Curtiss-Wright Electro-Mechanical Corporation (CWEMC), a subsidiary of Curtiss-Wright Flow Control Corporation (“CWFC”), a subsidiary of the Corporation, owns certain assets and conducts certain operations (collectively, “the EMD business”) that were acquired from Westinghouse Government Services Company LLC (“WGSC”), pursuant to an agreement effective as of October 29, 2002 between CWFC and WGSC (the “Agreement”).
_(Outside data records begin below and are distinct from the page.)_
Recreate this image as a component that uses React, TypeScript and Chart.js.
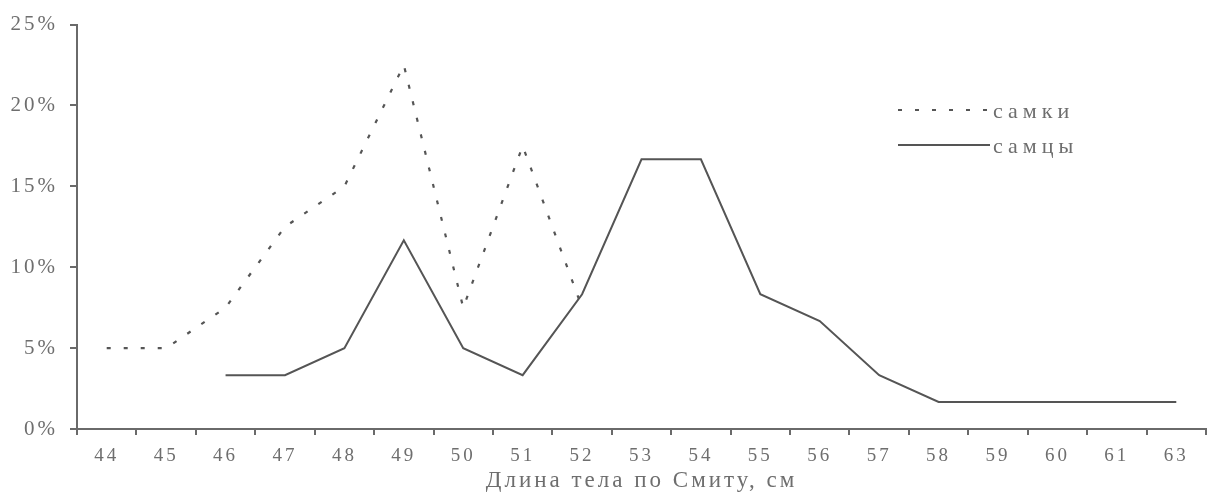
import React, { useEffect, useRef } from "react";
import { Chart, registerables } from "chart.js";

Chart.register(...registerables);

const categories = ["44", "45", "46", "47", "48", "49", "50", "51", "52", "53", "54", "55", "56", "57", "58", "59", "60", "61", "63"];
const females = [5, 5, 7.5, 12.5, 15, 22.5, 7.5, 17.5, 7.5, null, null, null, null, null, null, null, null, null, null];
const males = [null, null, 3.33, 3.33, 5, 11.67, 5, 3.33, 8.33, 16.67, 16.67, 8.33, 6.67, 3.33, 1.67, 1.67, 1.67, 1.67, 1.67];
const yTicks = [0, 5, 10, 15, 20, 25];
const seriesLabels = ["самки", "самцы"];
const xTitle = "Длина тела по Смиту, см";

const LINE = "#555555";
const AXIS = "#6a6a6a";
const TEXT = "#6e6e6e";
const FONT = "'Liberation Serif', 'DejaVu Serif', serif";

const spacingPlugin = {
  id: "spacing",
  beforeDraw(chart: any) {
    (chart.ctx as any).letterSpacing = "3px";
  },
  afterDraw(chart: any) {
    (chart.ctx as any).letterSpacing = "0px";
  },
};

const legendPlugin = {
  id: "customLegend",
  afterDraw(chart: any, _args: any, opts: any) {
    const ctx = chart.ctx;
    ctx.save();
    chart.data.datasets.forEach((ds: any, i: number) => {
      const y = opts.y + i * opts.rowGap;
      ctx.beginPath();
      ctx.setLineDash(ds.borderDash || []);
      ctx.strokeStyle = ds.borderColor;
      ctx.lineWidth = ds.borderWidth;
      ctx.moveTo(opts.x, y);
      ctx.lineTo(opts.x + opts.lineWidth, y);
      ctx.stroke();
      ctx.setLineDash([]);
      (ctx as any).letterSpacing = "5px";
      ctx.fillStyle = TEXT;
      ctx.font = `22px ${FONT}`;
      ctx.textBaseline = "middle";
      ctx.textAlign = "left";
      ctx.fillText(ds.label, opts.x + opts.lineWidth + 3, y + 2);
    });
    ctx.restore();
  },
};

export default function App() {
  const ref = useRef<HTMLCanvasElement | null>(null);

  useEffect(() => {
    if (!ref.current) return;
    const chart = new Chart(ref.current, {
      type: "line",
      data: {
        labels: categories,
        datasets: [
          {
            label: seriesLabels[0],
            data: females,
            borderColor: LINE,
            borderWidth: 2.2,
            borderDash: [4, 13],
            pointRadius: 0,
            tension: 0,
            fill: false,
            spanGaps: false,
          },
          {
            label: seriesLabels[1],
            data: males,
            borderColor: LINE,
            borderWidth: 2,
            pointRadius: 0,
            tension: 0,
            fill: false,
            spanGaps: false,
          },
        ],
      },
      options: {
        responsive: false,
        animation: false,
        devicePixelRatio: 1,
        layout: { padding: { top: 16, right: 9, left: 0, bottom: 0 } },
        plugins: {
          legend: { display: false },
          tooltip: { enabled: false },
          customLegend: { x: 898, y: 110, rowGap: 35, lineWidth: 92 },
        } as any,
        scales: {
          x: {
            type: "category",
            offset: true,
            afterFit(scale: any) {
              scale.height = 67;
            },
            grid: {
              offset: true,
              drawOnChartArea: false,
              drawTicks: true,
              tickLength: 6,
              color: AXIS,
              lineWidth: 2,
            },
            border: { display: true, color: AXIS, width: 2 },
            ticks: {
              color: TEXT,
              font: { family: FONT, size: 19 },
              padding: 10,
              maxRotation: 0,
              autoSkip: false,
            },
            title: {
              display: true,
              text: xTitle,
              color: TEXT,
              font: { family: FONT, size: 23 },
              padding: { top: 0, bottom: 1 },
            },
          },
          y: {
            min: 0,
            max: 25,
            afterFit(scale: any) {
              scale.width = 77;
            },
            afterBuildTicks(scale: any) {
              scale.ticks = yTicks.map((v) => ({ value: v }));
            },
            grid: {
              drawOnChartArea: false,
              drawTicks: true,
              tickLength: 7,
              color: AXIS,
              lineWidth: 2,
            },
            border: { display: true, color: AXIS, width: 2 },
            ticks: {
              color: TEXT,
              font: { family: FONT, size: 21 },
              padding: 12,
              callback: (v: any) => `${v}%`,
            },
          },
        },
      },
      plugins: [spacingPlugin, legendPlugin],
    });
    return () => chart.destroy();
  }, []);

  return (
    <div style={{ position: "absolute", left: 0, top: 0, width: 1215, height: 496, background: "#fff" }}>
      <canvas ref={ref} width={1215} height={496} />
    </div>
  );
}
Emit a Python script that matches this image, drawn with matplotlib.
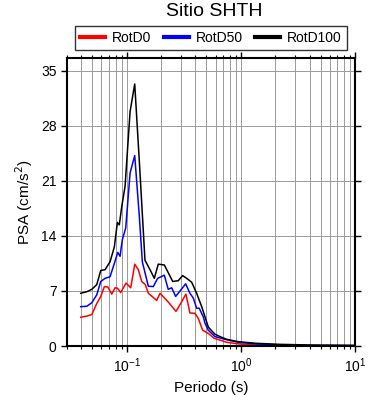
import matplotlib
matplotlib.use('Agg')
import matplotlib.pyplot as plt
from matplotlib.ticker import LogLocator, NullFormatter, MultipleLocator

plt.rcParams['font.family'] = ['Liberation Sans', 'DejaVu Sans']

# periods (s) and PSA (cm/s^2)
t_d100 = [0.0395, 0.0447, 0.0494, 0.0546, 0.0592, 0.0646, 0.0714, 0.0779, 0.0828, 0.0861,
          0.0904, 0.0967, 0.107, 0.1175, 0.1307, 0.1445, 0.160, 0.1745, 0.189, 0.2135,
          0.253, 0.283, 0.309, 0.335, 0.371, 0.410, 0.454, 0.519, 0.593, 0.656,
          0.751, 0.949, 1.374, 2.20, 4.28, 10.0]
psa_d100 = [6.7, 6.9, 7.2, 7.8, 9.6, 9.7, 10.7, 12.6, 15.7, 15.4,
            17.7, 20.3, 29.8, 33.3, 22.0, 10.9, 9.7, 8.6, 10.4, 10.3,
            8.2, 8.3, 8.95, 8.6, 8.1, 6.7, 5.0, 2.4, 1.5, 1.2,
            0.85, 0.55, 0.34, 0.21, 0.12, 0.08]

t_d50 = [0.0395, 0.0447, 0.0494, 0.0546, 0.0592, 0.0646, 0.0714, 0.0779, 0.0834, 0.0874,
         0.0914, 0.098, 0.107, 0.1175, 0.1289, 0.137, 0.1546, 0.171, 0.1867, 0.2135,
         0.231, 0.2477, 0.2685, 0.297, 0.3285, 0.358, 0.383, 0.410, 0.432, 0.469,
         0.485, 0.519, 0.555, 0.593, 0.726, 0.949, 1.374, 2.20, 4.28, 10.0]
psa_d50 = [5.0, 5.05, 5.5, 6.5, 8.2, 8.6, 8.8, 10.5, 11.9, 11.4,
           13.5, 15.0, 22.0, 24.2, 16.5, 10.7, 7.6, 7.55, 8.6, 9.0,
           7.2, 7.4, 6.3, 7.1, 7.9, 6.7, 6.1, 4.8, 4.8, 3.7,
           2.9, 2.0, 1.6, 1.2, 0.85, 0.47, 0.25, 0.14, 0.08, 0.05]

t_d0 = [0.0395, 0.0447, 0.0494, 0.0546, 0.0592, 0.0637, 0.0682, 0.0739, 0.079, 0.0828,
        0.0886, 0.0986, 0.1084, 0.1175, 0.1264, 0.1353, 0.1455, 0.1546, 0.183, 0.196,
        0.231, 0.270, 0.297, 0.330, 0.358, 0.396, 0.424, 0.463, 0.519, 0.581,
        0.656, 0.751, 0.949, 1.374, 2.20, 4.28, 10.0]
psa_d0 = [3.65, 3.8, 4.0, 5.4, 6.3, 7.55, 7.5, 6.6, 7.4, 7.35,
          6.8, 8.0, 7.4, 10.4, 9.7, 8.2, 7.8, 6.7, 5.8, 6.7,
          5.6, 4.4, 5.4, 6.6, 4.2, 4.15, 3.5, 2.0, 1.6, 1.0,
          0.75, 0.47, 0.27, 0.12, 0.06, 0.03, 0.02]

fig = plt.figure(figsize=(3.9, 4.0), dpi=100)
ax = fig.add_axes([0.172, 0.135, 0.738, 0.72])

ax.plot(t_d0, psa_d0, color='red', lw=1.1, label='RotD0')
ax.plot(t_d50, psa_d50, color='blue', lw=1.1, label='RotD50')
ax.plot(t_d100, psa_d100, color='black', lw=1.1, label='RotD100')

ax.set_xscale('log')
ax.set_xlim(0.03, 10)
ax.set_ylim(0, 36.6)
ax.yaxis.set_major_locator(MultipleLocator(7))
ax.xaxis.set_major_locator(LogLocator(base=10))
ax.xaxis.set_minor_locator(LogLocator(base=10, subs=range(2, 10)))
ax.xaxis.set_minor_formatter(NullFormatter())

ax.grid(True, which='major', color='#9a9a9a', lw=0.7)
ax.grid(True, which='minor', axis='x', color='#9a9a9a', lw=0.7)
ax.set_axisbelow(True)

ax.tick_params(which='both', direction='out', top=True, right=True, labelsize=10)
ax.tick_params(which='major', length=4, width=1)
ax.tick_params(which='minor', length=2.5, width=0.8)
for s in ax.spines.values():
    s.set_linewidth(1.5)

ax.set_xlabel('Periodo (s)', fontsize=11)
ax.set_ylabel('PSA (cm/s$^2$)', fontsize=11)
fig.suptitle('Sitio SHTH', fontsize=14, x=0.55, y=0.97, va='center')

leg = ax.legend(loc='lower center', bbox_to_anchor=(0.5, 1.028), ncol=3, fontsize=10,
                frameon=True, fancybox=False, handlelength=1.8, handletextpad=0.5,
                columnspacing=0.9, borderpad=0.35, borderaxespad=0)
leg.get_frame().set_edgecolor('black')
leg.get_frame().set_linewidth(1.0)
for line in leg.get_lines():
    line.set_linewidth(3)

fig.savefig('out.png', dpi=100)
Prior to the acquisition of the EMD business by CWFC, eligible employees at the EMD business participated in the Westinghouse Government Services Group Executive Pension Plan (the “Predecessor Plan”), a non-qualified supplemental executive pension plan maintained by WGSC. Benefit accruals under the Predecessor Plan had been frozen as of July 1, 2001, in accordance with the terms thereof.

Pursuant to the terms of the Agreement, CWFC assumed the liability for the provision of benefits in accordance with the terms of the Predecessor Plan to certain participants in the Predecessor Plan who are described in this Appendix A as the EMD Participants.

 

 

1.

Participants Covered by Appendix A

 

 

In accordance with the terms of the Agreement, the provisions of this Appendix A shall be applicable only to the EMD Participants.

 

 

2.

Definitions

 

 

Terms used in this Appendix A which are defined in the EMD Plan shall have the same meanings unless otherwise expressly stated in this Appendix A.

 

 

For purposes of this Appendix A, the following terms shall have the following meanings:

 

 

“EMD Participant” means an Executive who was employed at the EMD business as of October 29, 2002 or who had terminated employment at the EMD business and commenced receiving benefits under the Predecessor Plan prior to October 29, 2002.

 

 

“EMD Plan” means the Curtiss-Wright Electro-Mechanical Division Pension Plan, as amended and merged into the C-W Retirement Plan effective January 1, 2007.

 

 

“Executive” means an employee at the EMD business who was employed in a corporate grade 40 or above position, as determined under the employment practices of WGSC, prior to July 1, 2001, and who had been notified in writing that he had become a participant in the Predecessor Plan prior to July 1, 2001. For purposes of the requirements of Section 4(a)(i) of this Appendix A and for purposes of Section 9 of this Appendix A, employment during the period from July 1, 2001 in a corporate grade 40 or above position, as determined under the employment practices of WGSC, and employment subsequent to October 29, 2002 in any comparable position, as determined under the employment practices then in effect at the EMD business, shall be deemed employment as an Executive.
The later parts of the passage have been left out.